[DATASET EXCERPT]:
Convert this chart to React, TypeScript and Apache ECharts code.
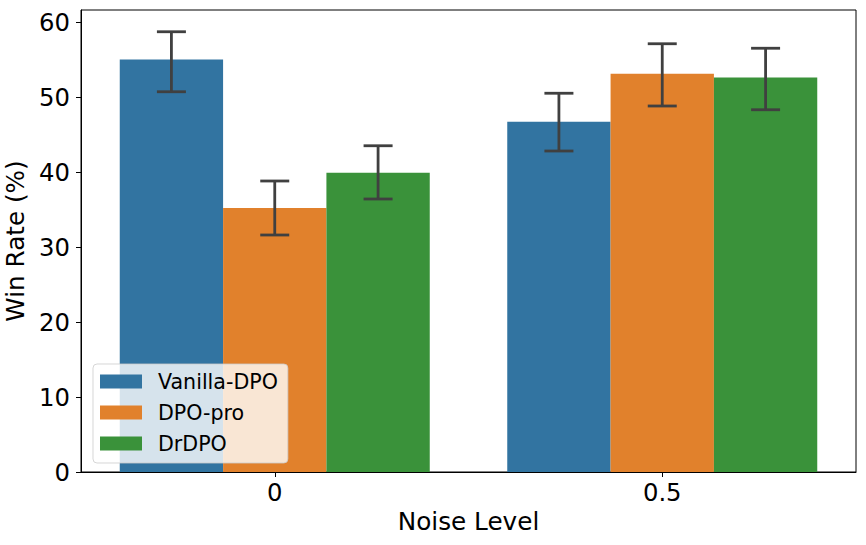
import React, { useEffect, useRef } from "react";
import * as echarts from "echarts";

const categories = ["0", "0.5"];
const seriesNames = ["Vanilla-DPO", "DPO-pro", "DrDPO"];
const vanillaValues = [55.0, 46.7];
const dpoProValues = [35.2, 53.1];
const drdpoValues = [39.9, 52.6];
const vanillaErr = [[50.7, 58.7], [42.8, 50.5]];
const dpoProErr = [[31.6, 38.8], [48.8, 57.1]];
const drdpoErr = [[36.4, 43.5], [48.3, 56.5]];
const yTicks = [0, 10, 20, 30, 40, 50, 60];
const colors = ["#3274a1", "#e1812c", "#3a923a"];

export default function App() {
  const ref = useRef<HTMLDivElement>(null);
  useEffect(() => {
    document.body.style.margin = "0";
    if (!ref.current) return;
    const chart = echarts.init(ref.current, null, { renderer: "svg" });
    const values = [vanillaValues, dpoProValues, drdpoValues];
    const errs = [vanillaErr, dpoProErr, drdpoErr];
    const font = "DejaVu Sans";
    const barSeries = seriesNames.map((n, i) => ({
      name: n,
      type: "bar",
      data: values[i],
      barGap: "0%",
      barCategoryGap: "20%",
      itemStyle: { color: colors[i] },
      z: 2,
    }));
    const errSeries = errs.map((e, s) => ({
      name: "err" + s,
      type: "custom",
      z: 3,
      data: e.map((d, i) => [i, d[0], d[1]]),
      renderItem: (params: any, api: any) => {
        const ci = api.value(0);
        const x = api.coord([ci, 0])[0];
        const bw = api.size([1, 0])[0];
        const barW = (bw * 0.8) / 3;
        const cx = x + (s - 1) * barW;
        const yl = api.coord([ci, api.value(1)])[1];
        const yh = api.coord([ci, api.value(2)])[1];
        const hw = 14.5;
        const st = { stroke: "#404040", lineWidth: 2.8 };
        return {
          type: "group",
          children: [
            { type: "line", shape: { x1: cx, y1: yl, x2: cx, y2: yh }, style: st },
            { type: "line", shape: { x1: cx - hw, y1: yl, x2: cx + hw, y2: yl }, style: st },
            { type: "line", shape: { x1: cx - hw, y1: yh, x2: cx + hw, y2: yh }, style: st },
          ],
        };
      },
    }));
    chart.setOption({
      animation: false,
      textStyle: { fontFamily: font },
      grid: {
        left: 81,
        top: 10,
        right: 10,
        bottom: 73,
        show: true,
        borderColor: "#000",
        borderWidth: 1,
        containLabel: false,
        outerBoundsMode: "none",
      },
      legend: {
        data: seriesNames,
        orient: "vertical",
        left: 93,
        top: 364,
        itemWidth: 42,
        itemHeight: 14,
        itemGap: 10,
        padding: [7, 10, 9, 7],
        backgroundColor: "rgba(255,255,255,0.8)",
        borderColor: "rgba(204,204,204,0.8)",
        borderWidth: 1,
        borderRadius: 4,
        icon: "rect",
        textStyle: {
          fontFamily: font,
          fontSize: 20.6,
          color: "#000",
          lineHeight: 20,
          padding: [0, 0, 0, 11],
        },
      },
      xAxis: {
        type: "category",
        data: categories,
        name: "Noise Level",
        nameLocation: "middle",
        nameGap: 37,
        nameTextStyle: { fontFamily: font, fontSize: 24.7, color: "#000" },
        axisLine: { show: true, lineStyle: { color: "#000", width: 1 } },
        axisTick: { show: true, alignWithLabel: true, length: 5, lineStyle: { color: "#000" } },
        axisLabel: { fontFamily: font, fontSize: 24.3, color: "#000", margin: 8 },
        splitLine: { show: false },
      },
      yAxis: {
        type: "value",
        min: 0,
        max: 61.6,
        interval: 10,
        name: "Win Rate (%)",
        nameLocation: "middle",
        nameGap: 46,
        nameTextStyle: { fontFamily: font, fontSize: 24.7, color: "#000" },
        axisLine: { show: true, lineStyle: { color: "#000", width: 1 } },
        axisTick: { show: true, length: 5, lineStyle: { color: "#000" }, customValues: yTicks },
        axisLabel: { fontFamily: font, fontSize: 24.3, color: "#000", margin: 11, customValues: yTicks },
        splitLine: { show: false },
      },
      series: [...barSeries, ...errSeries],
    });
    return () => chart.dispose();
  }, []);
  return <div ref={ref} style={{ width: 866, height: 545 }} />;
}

[TO DO]:
Copy out all of the material exactly as written, without its pictures.

[RESPONSE TO THE TASK]:
Convert this chart to React, TypeScript and Apache ECharts code.
import React, { useEffect, useRef } from "react";
import * as echarts from "echarts";

const categories = ["0", "0.5"];
const seriesNames = ["Vanilla-DPO", "DPO-pro", "DrDPO"];
const vanillaValues = [55.0, 46.7];
const dpoProValues = [35.2, 53.1];
const drdpoValues = [39.9, 52.6];
const vanillaErr = [[50.7, 58.7], [42.8, 50.5]];
const dpoProErr = [[31.6, 38.8], [48.8, 57.1]];
const drdpoErr = [[36.4, 43.5], [48.3, 56.5]];
const yTicks = [0, 10, 20, 30, 40, 50, 60];
const colors = ["#3274a1", "#e1812c", "#3a923a"];

export default function App() {
  const ref = useRef<HTMLDivElement>(null);
  useEffect(() => {
    document.body.style.margin = "0";
    if (!ref.current) return;
    const chart = echarts.init(ref.current, null, { renderer: "svg" });
    const values = [vanillaValues, dpoProValues, drdpoValues];
    const errs = [vanillaErr, dpoProErr, drdpoErr];
    const font = "DejaVu Sans";
    const barSeries = seriesNames.map((n, i) => ({
      name: n,
      type: "bar",
      data: values[i],
      barGap: "0%",
      barCategoryGap: "20%",
      itemStyle: { color: colors[i] },
      z: 2,
    }));
    const errSeries = errs.map((e, s) => ({
      name: "err" + s,
      type: "custom",
      z: 3,
      data: e.map((d, i) => [i, d[0], d[1]]),
      renderItem: (params: any, api: any) => {
        const ci = api.value(0);
        const x = api.coord([ci, 0])[0];
        const bw = api.size([1, 0])[0];
        const barW = (bw * 0.8) / 3;
        const cx = x + (s - 1) * barW;
        const yl = api.coord([ci, api.value(1)])[1];
        const yh = api.coord([ci, api.value(2)])[1];
        const hw = 14.5;
        const st = { stroke: "#404040", lineWidth: 2.8 };
        return {
          type: "group",
          children: [
            { type: "line", shape: { x1: cx, y1: yl, x2: cx, y2: yh }, style: st },
            { type: "line", shape: { x1: cx - hw, y1: yl, x2: cx + hw, y2: yl }, style: st },
            { type: "line", shape: { x1: cx - hw, y1: yh, x2: cx + hw, y2: yh }, style: st },
          ],
        };
      },
    }));
    chart.setOption({
      animation: false,
      textStyle: { fontFamily: font },
      grid: {
        left: 81,
        top: 10,
        right: 10,
        bottom: 73,
        show: true,
        borderColor: "#000",
        borderWidth: 1,
        containLabel: false,
        outerBoundsMode: "none",
      },
      legend: {
        data: seriesNames,
        orient: "vertical",
        left: 93,
        top: 364,
        itemWidth: 42,
        itemHeight: 14,
        itemGap: 10,
        padding: [7, 10, 9, 7],
        backgroundColor: "rgba(255,255,255,0.8)",
        borderColor: "rgba(204,204,204,0.8)",
        borderWidth: 1,
        borderRadius: 4,
        icon: "rect",
        textStyle: {
          fontFamily: font,
          fontSize: 20.6,
          color: "#000",
          lineHeight: 20,
          padding: [0, 0, 0, 11],
        },
      },
      xAxis: {
        type: "category",
        data: categories,
        name: "Noise Level",
        nameLocation: "middle",
        nameGap: 37,
        nameTextStyle: { fontFamily: font, fontSize: 24.7, color: "#000" },
        axisLine: { show: true, lineStyle: { color: "#000", width: 1 } },
        axisTick: { show: true, alignWithLabel: true, length: 5, lineStyle: { color: "#000" } },
        axisLabel: { fontFamily: font, fontSize: 24.3, color: "#000", margin: 8 },
        splitLine: { show: false },
      },
      yAxis: {
        type: "value",
        min: 0,
        max: 61.6,
        interval: 10,
        name: "Win Rate (%)",
        nameLocation: "middle",
        nameGap: 46,
        nameTextStyle: { fontFamily: font, fontSize: 24.7, color: "#000" },
        axisLine: { show: true, lineStyle: { color: "#000", width: 1 } },
        axisTick: { show: true, length: 5, lineStyle: { color: "#000" }, customValues: yTicks },
        axisLabel: { fontFamily: font, fontSize: 24.3, color: "#000", margin: 11, customValues: yTicks },
        splitLine: { show: false },
      },
      series: [...barSeries, ...errSeries],
    });
    return () => chart.dispose();
  }, []);
  return <div ref={ref} style={{ width: 866, height: 545 }} />;
}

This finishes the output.